● **What the task requires**: Check each line of the data for "this" and select those that have it.

Code that draws figures
-- Start --

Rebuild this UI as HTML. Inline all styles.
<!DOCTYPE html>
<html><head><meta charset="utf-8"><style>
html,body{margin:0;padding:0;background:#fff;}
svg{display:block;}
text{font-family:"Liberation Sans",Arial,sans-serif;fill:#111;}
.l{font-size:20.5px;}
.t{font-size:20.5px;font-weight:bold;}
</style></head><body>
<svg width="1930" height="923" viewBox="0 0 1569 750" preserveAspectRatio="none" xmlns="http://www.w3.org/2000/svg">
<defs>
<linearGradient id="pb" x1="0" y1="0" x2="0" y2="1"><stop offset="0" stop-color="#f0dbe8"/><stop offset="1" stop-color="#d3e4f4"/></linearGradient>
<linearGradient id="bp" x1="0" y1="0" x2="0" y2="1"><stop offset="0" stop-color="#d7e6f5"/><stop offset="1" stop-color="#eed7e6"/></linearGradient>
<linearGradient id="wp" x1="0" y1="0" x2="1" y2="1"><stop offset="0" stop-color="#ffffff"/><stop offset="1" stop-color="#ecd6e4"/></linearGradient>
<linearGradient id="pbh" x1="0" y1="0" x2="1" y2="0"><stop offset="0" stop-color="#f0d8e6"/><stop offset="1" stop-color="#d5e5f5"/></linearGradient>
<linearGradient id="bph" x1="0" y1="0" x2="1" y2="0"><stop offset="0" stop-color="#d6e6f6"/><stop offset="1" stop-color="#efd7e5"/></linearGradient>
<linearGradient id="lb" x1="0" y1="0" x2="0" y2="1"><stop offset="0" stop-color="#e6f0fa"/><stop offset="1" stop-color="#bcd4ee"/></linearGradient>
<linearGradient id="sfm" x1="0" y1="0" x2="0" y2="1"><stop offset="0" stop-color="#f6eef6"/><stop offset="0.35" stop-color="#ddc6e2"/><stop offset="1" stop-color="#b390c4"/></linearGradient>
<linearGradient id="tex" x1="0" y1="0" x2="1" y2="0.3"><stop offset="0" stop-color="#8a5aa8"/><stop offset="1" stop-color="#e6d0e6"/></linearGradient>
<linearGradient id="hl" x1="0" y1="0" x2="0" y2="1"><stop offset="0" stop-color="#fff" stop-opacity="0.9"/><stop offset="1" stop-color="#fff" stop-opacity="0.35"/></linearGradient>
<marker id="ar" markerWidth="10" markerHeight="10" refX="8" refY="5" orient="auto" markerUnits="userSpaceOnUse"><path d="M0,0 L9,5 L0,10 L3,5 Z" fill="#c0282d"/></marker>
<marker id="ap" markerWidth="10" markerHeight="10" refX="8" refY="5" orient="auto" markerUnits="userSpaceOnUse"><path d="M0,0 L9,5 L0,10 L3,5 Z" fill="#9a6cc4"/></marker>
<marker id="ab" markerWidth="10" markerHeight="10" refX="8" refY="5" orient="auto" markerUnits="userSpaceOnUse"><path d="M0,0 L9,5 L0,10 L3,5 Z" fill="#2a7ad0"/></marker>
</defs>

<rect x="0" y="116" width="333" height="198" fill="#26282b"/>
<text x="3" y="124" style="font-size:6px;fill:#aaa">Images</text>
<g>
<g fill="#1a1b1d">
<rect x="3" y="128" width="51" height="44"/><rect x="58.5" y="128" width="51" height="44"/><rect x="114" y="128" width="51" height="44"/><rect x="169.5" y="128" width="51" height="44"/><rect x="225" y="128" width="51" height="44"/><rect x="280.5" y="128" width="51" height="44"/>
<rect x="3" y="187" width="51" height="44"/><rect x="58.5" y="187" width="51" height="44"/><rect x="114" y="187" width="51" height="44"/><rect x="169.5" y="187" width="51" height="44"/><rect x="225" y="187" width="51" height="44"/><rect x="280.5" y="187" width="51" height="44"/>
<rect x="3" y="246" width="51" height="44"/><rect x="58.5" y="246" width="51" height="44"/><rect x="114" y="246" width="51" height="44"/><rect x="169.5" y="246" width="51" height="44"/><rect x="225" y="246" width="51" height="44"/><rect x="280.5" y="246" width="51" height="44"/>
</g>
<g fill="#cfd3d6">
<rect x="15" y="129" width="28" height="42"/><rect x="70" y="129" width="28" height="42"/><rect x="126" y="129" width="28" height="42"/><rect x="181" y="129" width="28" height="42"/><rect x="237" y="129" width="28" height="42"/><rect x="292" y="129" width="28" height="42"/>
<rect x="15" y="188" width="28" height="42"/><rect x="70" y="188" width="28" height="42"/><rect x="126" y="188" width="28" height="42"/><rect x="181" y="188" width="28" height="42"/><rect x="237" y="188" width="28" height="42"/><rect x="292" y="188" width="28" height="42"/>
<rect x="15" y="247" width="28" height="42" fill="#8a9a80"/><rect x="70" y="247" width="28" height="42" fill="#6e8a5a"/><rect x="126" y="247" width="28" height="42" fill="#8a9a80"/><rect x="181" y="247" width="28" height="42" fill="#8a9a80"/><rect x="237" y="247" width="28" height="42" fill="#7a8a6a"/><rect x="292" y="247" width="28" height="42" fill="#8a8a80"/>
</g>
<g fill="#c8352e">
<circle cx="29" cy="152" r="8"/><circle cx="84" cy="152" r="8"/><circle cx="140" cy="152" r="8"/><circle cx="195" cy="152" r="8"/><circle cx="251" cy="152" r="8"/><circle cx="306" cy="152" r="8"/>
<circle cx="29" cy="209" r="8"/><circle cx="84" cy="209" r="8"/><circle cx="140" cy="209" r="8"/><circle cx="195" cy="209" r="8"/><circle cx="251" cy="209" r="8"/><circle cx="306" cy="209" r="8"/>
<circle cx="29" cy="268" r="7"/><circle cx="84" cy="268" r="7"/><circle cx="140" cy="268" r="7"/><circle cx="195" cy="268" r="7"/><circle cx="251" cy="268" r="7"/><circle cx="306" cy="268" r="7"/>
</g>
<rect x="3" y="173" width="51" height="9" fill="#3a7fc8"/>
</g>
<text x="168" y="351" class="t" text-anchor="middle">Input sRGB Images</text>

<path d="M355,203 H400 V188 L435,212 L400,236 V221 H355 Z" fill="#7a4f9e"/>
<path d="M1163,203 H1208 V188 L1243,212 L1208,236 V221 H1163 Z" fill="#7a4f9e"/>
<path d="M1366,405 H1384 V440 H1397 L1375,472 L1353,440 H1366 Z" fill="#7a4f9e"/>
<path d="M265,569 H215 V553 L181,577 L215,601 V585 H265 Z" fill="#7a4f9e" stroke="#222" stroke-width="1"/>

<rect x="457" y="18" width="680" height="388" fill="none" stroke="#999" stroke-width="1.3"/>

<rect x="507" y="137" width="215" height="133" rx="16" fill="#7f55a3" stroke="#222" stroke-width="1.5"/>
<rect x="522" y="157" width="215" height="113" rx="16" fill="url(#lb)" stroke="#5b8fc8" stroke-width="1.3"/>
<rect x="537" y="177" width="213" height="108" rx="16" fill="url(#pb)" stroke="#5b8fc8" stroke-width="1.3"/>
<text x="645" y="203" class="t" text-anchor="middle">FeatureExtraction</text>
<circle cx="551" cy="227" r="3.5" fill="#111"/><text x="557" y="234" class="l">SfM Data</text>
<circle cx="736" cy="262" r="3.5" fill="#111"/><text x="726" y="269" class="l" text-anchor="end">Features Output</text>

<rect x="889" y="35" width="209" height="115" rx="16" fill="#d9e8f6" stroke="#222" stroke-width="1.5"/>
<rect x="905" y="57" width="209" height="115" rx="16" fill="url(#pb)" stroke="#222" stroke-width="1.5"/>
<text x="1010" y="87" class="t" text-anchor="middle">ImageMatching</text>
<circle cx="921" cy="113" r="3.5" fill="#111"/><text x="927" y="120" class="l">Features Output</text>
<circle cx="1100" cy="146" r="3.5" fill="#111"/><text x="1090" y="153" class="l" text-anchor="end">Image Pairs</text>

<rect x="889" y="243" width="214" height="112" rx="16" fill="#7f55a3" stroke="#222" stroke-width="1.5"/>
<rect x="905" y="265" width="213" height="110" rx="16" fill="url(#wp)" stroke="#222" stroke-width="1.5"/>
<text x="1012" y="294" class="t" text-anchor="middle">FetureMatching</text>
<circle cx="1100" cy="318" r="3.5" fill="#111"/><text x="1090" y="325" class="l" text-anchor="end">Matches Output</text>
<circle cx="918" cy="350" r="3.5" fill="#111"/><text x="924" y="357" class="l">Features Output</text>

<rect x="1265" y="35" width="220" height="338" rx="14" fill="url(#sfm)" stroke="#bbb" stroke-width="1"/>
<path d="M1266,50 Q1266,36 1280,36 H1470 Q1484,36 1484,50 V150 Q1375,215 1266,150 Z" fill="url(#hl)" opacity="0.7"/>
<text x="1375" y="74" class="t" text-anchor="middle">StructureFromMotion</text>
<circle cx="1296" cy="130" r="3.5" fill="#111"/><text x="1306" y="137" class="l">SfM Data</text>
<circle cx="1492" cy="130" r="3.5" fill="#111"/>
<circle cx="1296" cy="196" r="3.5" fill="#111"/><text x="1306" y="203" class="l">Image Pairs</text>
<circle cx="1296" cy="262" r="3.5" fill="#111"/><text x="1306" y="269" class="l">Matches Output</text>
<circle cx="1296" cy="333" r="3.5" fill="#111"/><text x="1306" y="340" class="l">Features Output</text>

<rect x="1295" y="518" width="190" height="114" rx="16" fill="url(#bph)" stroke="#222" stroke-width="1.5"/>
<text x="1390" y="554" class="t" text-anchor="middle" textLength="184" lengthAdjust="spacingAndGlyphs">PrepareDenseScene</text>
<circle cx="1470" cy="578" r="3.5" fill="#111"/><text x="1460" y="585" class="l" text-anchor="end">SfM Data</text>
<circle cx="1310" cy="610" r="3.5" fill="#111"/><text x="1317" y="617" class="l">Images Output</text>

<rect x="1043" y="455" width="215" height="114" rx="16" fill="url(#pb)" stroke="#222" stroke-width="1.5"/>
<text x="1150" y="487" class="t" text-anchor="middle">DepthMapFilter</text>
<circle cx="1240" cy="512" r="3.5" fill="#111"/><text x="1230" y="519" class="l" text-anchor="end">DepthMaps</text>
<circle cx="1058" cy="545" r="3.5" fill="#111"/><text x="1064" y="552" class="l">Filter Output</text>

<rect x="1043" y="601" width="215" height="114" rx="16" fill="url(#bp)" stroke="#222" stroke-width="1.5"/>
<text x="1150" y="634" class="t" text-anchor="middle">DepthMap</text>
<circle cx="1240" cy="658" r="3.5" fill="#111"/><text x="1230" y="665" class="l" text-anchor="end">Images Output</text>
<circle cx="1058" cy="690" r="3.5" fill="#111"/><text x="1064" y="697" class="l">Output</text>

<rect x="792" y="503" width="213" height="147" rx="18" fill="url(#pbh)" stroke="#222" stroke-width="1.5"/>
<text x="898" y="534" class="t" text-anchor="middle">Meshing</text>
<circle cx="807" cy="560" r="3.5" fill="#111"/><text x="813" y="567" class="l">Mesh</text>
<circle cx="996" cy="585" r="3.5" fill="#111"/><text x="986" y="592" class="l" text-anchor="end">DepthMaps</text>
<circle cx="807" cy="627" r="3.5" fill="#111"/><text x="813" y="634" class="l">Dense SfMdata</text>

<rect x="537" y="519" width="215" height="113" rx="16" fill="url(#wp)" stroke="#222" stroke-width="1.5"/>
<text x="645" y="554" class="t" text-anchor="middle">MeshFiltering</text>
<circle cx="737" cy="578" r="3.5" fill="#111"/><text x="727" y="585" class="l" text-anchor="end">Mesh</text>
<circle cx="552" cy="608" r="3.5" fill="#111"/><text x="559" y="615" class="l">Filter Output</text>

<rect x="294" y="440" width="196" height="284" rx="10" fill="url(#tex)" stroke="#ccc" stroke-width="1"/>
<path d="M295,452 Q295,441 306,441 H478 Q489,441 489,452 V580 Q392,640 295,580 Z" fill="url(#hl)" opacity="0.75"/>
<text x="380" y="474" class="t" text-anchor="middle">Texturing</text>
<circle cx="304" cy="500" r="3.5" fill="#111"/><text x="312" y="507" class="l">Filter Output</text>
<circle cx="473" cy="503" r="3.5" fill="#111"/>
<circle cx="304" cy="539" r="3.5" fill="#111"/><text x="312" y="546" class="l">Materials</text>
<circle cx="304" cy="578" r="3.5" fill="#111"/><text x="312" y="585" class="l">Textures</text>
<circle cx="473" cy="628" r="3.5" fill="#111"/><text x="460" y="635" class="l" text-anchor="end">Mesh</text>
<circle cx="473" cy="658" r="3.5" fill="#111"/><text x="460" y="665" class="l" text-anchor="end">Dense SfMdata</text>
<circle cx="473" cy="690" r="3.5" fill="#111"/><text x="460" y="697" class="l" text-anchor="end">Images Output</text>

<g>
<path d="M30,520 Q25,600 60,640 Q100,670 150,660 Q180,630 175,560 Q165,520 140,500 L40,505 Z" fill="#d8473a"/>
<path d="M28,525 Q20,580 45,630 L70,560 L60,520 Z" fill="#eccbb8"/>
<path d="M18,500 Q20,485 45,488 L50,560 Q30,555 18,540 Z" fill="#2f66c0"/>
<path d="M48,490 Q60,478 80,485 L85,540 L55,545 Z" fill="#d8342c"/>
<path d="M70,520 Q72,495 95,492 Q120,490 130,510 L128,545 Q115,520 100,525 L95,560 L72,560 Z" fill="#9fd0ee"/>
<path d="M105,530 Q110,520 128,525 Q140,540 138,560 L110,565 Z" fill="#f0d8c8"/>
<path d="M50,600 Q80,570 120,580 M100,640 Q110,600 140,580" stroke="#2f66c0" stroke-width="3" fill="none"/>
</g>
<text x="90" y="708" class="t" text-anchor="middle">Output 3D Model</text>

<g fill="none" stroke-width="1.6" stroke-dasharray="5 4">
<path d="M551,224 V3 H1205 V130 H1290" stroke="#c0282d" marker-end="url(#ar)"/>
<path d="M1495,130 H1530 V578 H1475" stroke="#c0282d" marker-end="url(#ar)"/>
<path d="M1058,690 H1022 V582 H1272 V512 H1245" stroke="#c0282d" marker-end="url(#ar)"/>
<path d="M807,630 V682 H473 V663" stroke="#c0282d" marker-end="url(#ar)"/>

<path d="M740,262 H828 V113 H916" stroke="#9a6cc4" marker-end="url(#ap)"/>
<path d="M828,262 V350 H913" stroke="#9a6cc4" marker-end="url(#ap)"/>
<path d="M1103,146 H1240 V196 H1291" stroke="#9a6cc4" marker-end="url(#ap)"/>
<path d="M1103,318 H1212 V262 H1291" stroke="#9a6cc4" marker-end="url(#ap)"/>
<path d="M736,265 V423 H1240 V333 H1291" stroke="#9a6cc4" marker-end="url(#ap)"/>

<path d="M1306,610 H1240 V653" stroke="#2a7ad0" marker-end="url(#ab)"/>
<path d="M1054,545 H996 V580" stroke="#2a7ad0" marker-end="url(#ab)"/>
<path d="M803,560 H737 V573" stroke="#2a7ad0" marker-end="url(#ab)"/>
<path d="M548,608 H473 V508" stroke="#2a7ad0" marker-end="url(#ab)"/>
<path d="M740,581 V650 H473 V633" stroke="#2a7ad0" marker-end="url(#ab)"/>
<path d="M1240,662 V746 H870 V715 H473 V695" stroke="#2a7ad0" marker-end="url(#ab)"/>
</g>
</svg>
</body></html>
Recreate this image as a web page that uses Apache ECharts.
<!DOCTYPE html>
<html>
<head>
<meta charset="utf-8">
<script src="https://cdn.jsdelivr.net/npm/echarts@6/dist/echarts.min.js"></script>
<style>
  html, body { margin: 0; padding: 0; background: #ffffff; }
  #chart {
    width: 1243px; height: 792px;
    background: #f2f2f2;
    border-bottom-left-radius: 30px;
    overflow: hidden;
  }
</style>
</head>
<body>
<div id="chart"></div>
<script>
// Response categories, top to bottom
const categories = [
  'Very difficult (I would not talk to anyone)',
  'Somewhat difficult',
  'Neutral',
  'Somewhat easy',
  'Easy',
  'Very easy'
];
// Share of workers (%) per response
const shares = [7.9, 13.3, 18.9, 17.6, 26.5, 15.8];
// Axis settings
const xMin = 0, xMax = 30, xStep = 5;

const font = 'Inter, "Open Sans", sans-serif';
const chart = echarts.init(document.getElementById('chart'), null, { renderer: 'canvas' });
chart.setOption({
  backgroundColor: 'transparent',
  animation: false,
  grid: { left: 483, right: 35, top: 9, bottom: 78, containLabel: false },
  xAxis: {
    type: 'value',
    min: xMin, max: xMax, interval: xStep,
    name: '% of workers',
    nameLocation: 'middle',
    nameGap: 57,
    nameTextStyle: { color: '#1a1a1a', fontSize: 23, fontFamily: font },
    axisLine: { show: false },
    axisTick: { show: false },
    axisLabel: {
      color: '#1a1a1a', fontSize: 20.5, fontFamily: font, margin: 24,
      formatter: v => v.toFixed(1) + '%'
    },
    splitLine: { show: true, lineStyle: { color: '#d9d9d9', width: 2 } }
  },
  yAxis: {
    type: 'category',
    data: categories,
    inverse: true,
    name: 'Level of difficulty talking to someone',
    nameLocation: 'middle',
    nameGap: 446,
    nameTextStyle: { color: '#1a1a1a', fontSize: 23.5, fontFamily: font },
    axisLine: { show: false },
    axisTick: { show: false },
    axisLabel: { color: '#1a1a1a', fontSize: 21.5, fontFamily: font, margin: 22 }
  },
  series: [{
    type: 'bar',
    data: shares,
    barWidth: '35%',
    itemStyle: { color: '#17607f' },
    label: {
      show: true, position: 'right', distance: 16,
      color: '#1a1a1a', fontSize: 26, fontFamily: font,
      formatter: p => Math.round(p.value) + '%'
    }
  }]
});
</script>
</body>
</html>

-- End --

● **Exercise answer**:
Rebuild this UI as HTML. Inline all styles.
Recreate this image as a web page that uses Apache ECharts.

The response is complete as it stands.